Byli prezesi Fed Ben Bernanke i Janet Yellen w artykule dla dziennika "New York Times" wezwali do utrzymania niezależności banku centralnego. Zaapelowali do Donalda Trumpa, by na następcę szefa Rezerwy Federalnej wybrał osobę, która nie ulega wpływom politycznym.
Bernanke, który stał na czele Fed w latach 2006-2014, i Yellen, szefowa amerykańskiego banku centralnego w latach 2014-2018, podkreślają we wspólnym artykule, że niezależność banku centralnego ma fundamentalne znaczenie dla jego zdolności do efektywnego sterowania gospodarką kraju.
Apel o niezależność Fed
"Niedawne próby podważenia tej niezależności, w tym żądania prezydenta, by (Fed) radykalnie obniżył stopy procentowe, i grożenie jego przewodniczącemu Jerome'owi Powellowi zwolnieniem, jeśli się nie ugnie, niosą ryzyko trwałych i poważnych szkód wyrządzonych gospodarce" - ostrzegają Bernanke i Yellen.
Postępowanie prezydenta podważa nie tylko pozycję Powella, ale też wszystkich przyszłych szefów banku, jak i samej tej instytucji - wyjaśniają autorzy.
Niezależność Rezerwy Federalnej nie oznacza, że nie podlega ona demokratycznej kontroli. Misją banku jest zapewnianie maksymalnej stopy zatrudnienia oraz stabilności cen i jego zarząd regularnie składa sprawozdania i wyjaśnienia dotyczące realizacji tych zadań przed komisjami Kongresu.

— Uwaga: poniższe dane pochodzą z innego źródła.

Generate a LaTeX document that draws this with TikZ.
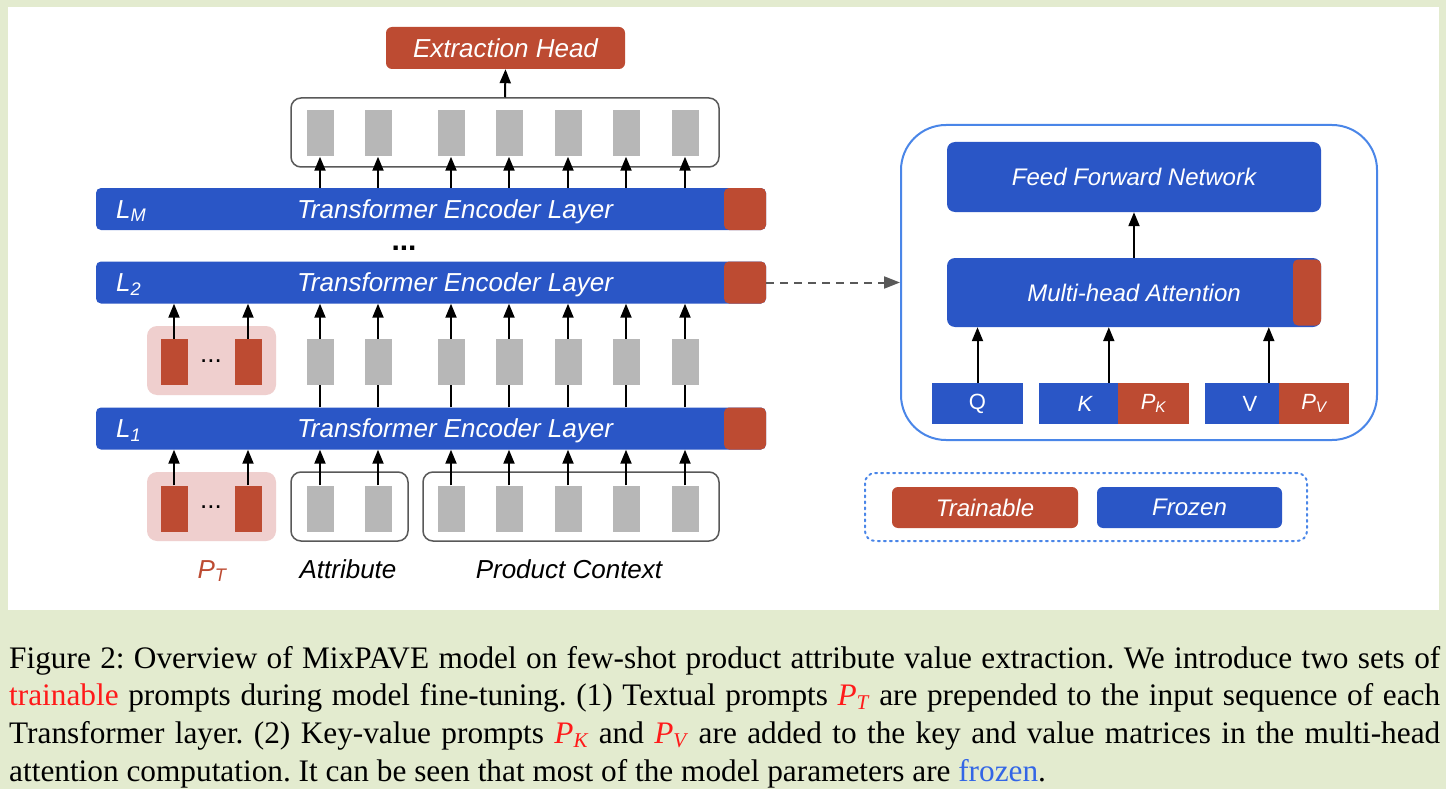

Jeśli bank centralny jest zmuszany do finansowania rządowego deficytu, np. przez utrzymywanie przesadnie niskich stóp procentowych, jak miało to miejsce w latach II wojny światowej i tuż po niej, prowadzi to do wysokiej inflacji. W USA dwucyfrowa inflacja utrzymała się do późnych lat 40. i dopiero w 1951 roku przeprowadzono reformę, która oddzieliła zarządzanie deficytem budżetowym od polityki monetarnej - przypominają Bernanke i Yellen.
Polityka monetarna a inflacja
Epizod ten rzuca światło na pewną fundamentalną zasadę: jeśli inwestorzy widzą, że polityka monetarna jest wykorzystywana do ułatwiania rządowi pożyczania pieniędzy, to tracą wiarę, że inflacja pozostanie na niskim poziomie. W rezultacie ci, którzy inwestują w amerykańskie obligacje rządowe, domagają się ich wyższego oprocentowania, by zrekompensować sobie "prawdopodobną erozję ich kapitału".
"Ironia polega na tym, że podnosi to koszty kredytu dla wszystkich, zarówno dla zwykłych obywateli, jak i dla rządu USA" - piszą byli szefowie Fed.
Niezależność Rezerwy Federalnej pozwala jej też nie ulegać presjom związanym z cyklem wyborczym, kiedy to kandydaci na prezydenta są skoncentrowani na bardzo bliskim horyzoncie i mogą domagać się szybkich, niekorzystnych rozwiązań obliczonych na krótki bodziec dla gospodarki.
"Gdy Fed traci wiarygodność, jej odzyskanie jest kosztowne"
Prezydent Richard Nixon przed wyborami w 1972 roku zmusił Arthura Burnsa, ówczesnego szefa Fed, do utrzymania niskich stóp procentowych, co doprowadziło do stagflacji - wysokiej inflacji w połączeniu z zastojem gospodarczym - przypominają autorzy.
Stagflacja utrzymała się przez wiele lat i dopiero inny szef banku centralnego, Paul Volcker, zdołał ją opanować w latach 80. - za cenę bolesnej recesji. "Gdy Fed traci wiarygodność, jej odzyskanie jest kosztowne, jak dowiodła skala recesji z czasów Volckera". "Ponadto podważanie niezależności Fed odbiera amerykańskiej gospodarce jej główny atut: zdolność od przyciągania zagranicznego kapitału" - podkreślają autorzy.
Zwracają się też do Trumpa, który wskaże następcę Powella, gdy na wiosnę 2026 roku skończy się jego kadencja, by "w interesie gospodarki USA wybrał osobę, która zachowa właściwy dystans między Fed a krótkoterminową polityką".
W piątek ministrowie finansów państw G20, którzy w spotkali się w Durbanie w RPA, ogłosili we wspólnym komunikacie, że niezależność banków centralnych ma znaczenie fundamentalne. AFP zwróciła uwagę, że oświadczenie wydano w kontekście silnej presji wywieranej na szefa Fed.